Advances in sequencing technology have rapidly expanded our vision into the microbial world. Yet, the vast majority of microorganisms remain unexplored due to the difficulties of bringing microorganisms to in vitro culturing. Mircea Podar, a microbiologist from Oak Ridge National Laboratory comments that, “We still need to culture microbes. Fewer and fewer people do that.”

There are many reasons why some microorganisms are challenging to culture, for example the variation of growth speeds as well as the co-dependence, competition or inhibition among microorganisms. Microbiologists have developed numerous cultivation approaches to isolate and grow individual organisms. However, current approaches are typically limited in isolating new organisms in an untargeted way. It is thus difficult to characterize specific groups from yet-uncultured taxa.

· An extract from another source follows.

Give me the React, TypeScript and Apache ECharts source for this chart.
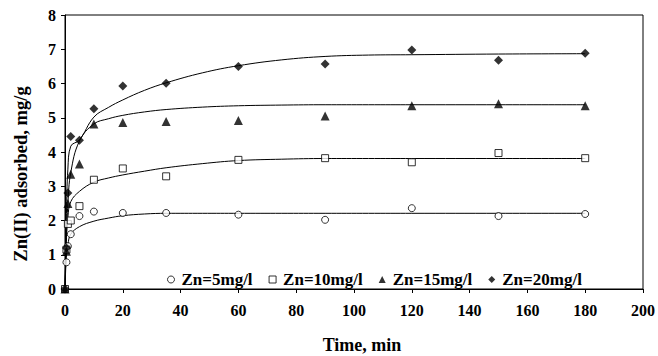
import React, { useEffect, useRef } from "react";
import * as echarts from "echarts";

const times = [0, 0.5, 1, 2, 5, 10, 20, 35, 60, 90, 120, 150, 180];
const zn5 = [0, 0.78, 1.25, 1.6, 2.13, 2.26, 2.22, 2.22, 2.17, 2.02, 2.36, 2.13, 2.19];
const zn10 = [0, 1.15, 1.9, 2.0, 2.42, 3.19, 3.52, 3.29, 3.77, 3.82, 3.7, 3.97, 3.82];
const zn15 = [0, 1.1, 2.5, 3.35, 3.65, 4.82, 4.86, 4.89, 4.92, 5.05, 5.35, 5.41, 5.35];
const zn20 = [0, 1.2, 2.8, 4.45, 4.34, 5.26, 5.93, 6.01, 6.5, 6.57, 6.98, 6.68, 6.88];

const fitTimes = [0, 0.5, 1, 2, 5, 10, 15, 20, 27.5, 35, 47.5, 60, 75, 90, 105, 120, 150, 180];
const fit5 = [0, 1.0, 1.3, 1.6, 1.82, 1.98, 2.07, 2.14, 2.19, 2.21, 2.21, 2.21, 2.21, 2.21, 2.21, 2.21, 2.21, 2.21];
const fit10 = [0, 1.5, 2.1, 2.55, 2.85, 3.12, 3.24, 3.33, 3.44, 3.54, 3.66, 3.75, 3.79, 3.81, 3.81, 3.81, 3.81, 3.81];
const fit15 = [0, 1.5, 2.5, 3.4, 4.32, 4.82, 4.97, 5.07, 5.17, 5.24, 5.31, 5.35, 5.37, 5.38, 5.38, 5.38, 5.38, 5.38];
const fit20 = [0, 2.2, 3.5, 4.17, 4.35, 5.02, 5.3, 5.52, 5.8, 6.02, 6.31, 6.52, 6.69, 6.79, 6.83, 6.84, 6.86, 6.87];

const seriesNames = ["Zn=5mg/l", "Zn=10mg/l", "Zn=15mg/l", "Zn=20mg/l"];
const xTitle = "Time, min";
const yTitle = "Zn(II) adsorbed, mg/g";

const FONT = "Liberation Serif";

const pairs = (ts: number[], vals: number[]) => ts.map((t, i) => [t, vals[i]]);

export default function App() {
  const ref = useRef<HTMLDivElement>(null);
  useEffect(() => {
    if (!ref.current) return;
    const chart = echarts.init(ref.current, undefined, { renderer: "svg" });
    const lineStyle = { color: "#000", width: 1 };
    const fitSeries = [fit5, fit10, fit15, fit20].map((f, i) => ({
      name: "fit" + i,
      type: "line",
      data: pairs(fitTimes, f),
      smooth: 0.4,
      showSymbol: false,
      symbol: "none",
      lineStyle,
      z: 2,
      silent: true,
    }));
    const symbols = ["circle", "rect", "triangle", "diamond"];
    const sizes = [7, 7, 9, 9];
    const hollow = [true, true, false, false];
    const scatterSeries = [zn5, zn10, zn15, zn20].map((v, i) => ({
      name: seriesNames[i],
      type: "scatter",
      data: pairs(times, v),
      symbol: symbols[i],
      symbolSize: sizes[i],
      itemStyle: hollow[i]
        ? { color: "#fff", borderColor: "#000", borderWidth: 1 }
        : { color: "#000" },
      z: 3,
    }));
    chart.setOption({
      animation: false,
      backgroundColor: "#fff",
      textStyle: { fontFamily: FONT },
      grid: {
        left: 65,
        right: 15,
        top: 15,
        bottom: 67,
        show: true,
        borderColor: "#000",
        borderWidth: 1,
        backgroundColor: "transparent",
      },
      legend: {
        data: seriesNames.map((n, i) => ({
          name: n,
          icon: symbols[i],
          itemStyle: hollow[i]
            ? { color: "#fff", borderColor: "#000", borderWidth: 1 }
            : { color: "#000", borderWidth: 0 },
        })),
        left: 162,
        top: 266,
        itemWidth: 7,
        itemHeight: 7,
        itemGap: 16,
        textStyle: { fontFamily: FONT, fontWeight: "bold", fontSize: 17, color: "#000", padding: [0, 0, 0, 2] },
      },
      xAxis: {
        type: "value",
        min: 0,
        max: 200,
        interval: 20,
        axisLine: { lineStyle: { color: "#000", width: 1 } },
        axisTick: { show: true, inside: false, length: 4, lineStyle: { color: "#000" } },
        splitLine: { show: false },
        axisLabel: { margin: 13, fontFamily: FONT, fontWeight: "bold", fontSize: 16, color: "#000" },
      },
      yAxis: {
        type: "value",
        min: 0,
        max: 8,
        interval: 1,
        axisLine: { show: true, lineStyle: { color: "#000", width: 1 } },
        axisTick: { show: true, inside: false, length: 4, lineStyle: { color: "#000" } },
        splitLine: { show: false },
        axisLabel: { margin: 9, fontFamily: FONT, fontWeight: "bold", fontSize: 16, color: "#000" },
      },
      graphic: [
        {
          type: "text",
          x: 362,
          y: 345,
          style: {
            text: xTitle,
            fontFamily: FONT,
            fontWeight: "bold",
            fontSize: 18,
            fill: "#000",
            textAlign: "center",
            textVerticalAlign: "middle",
          },
        },
        {
          type: "text",
          x: 21,
          y: 174,
          rotation: Math.PI / 2,
          style: {
            text: yTitle,
            fontFamily: FONT,
            fontWeight: "bold",
            fontSize: 18.5,
            fill: "#000",
            textAlign: "center",
            textVerticalAlign: "middle",
          },
        },
      ],
      series: [...fitSeries, ...scatterSeries],
    });
    return () => chart.dispose();
  }, []);
  return <div ref={ref} style={{ width: 658, height: 356, position: "absolute", left: 0, top: 0 }} />;
}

Genomics data offer an opportunity to make the association between genotype and cell characteristics. Podar and colleagues develop a reverse genomics isolation approach that enables physical isolation of organisms based on the presence of a membrane protein.

They first identify the membrane-protein-encoding genes using available genomic data and select the exposed epitopes that can be used for antibody development. They then use the produced antibodies to sort cells into individual populations via flow cytometry. In a case study of human oral saccharibacteria (TM7), they were able to culture several species of TM7 and their interacting Actinobacteria, which suggests that TM7 directly contacts other organisms and that the interacting Actinobacteria are not strictly specific to one species.

Using reverse genomics isolation, researchers can now grow the targeted cells and test the growing conditions for different populations, as well as identify interactions between microorganisms. Podar remarks that, “Culturing is hard, and there is no guarantee of success. But a novel microbe in culture opens the road for doing so much more biology down the road.”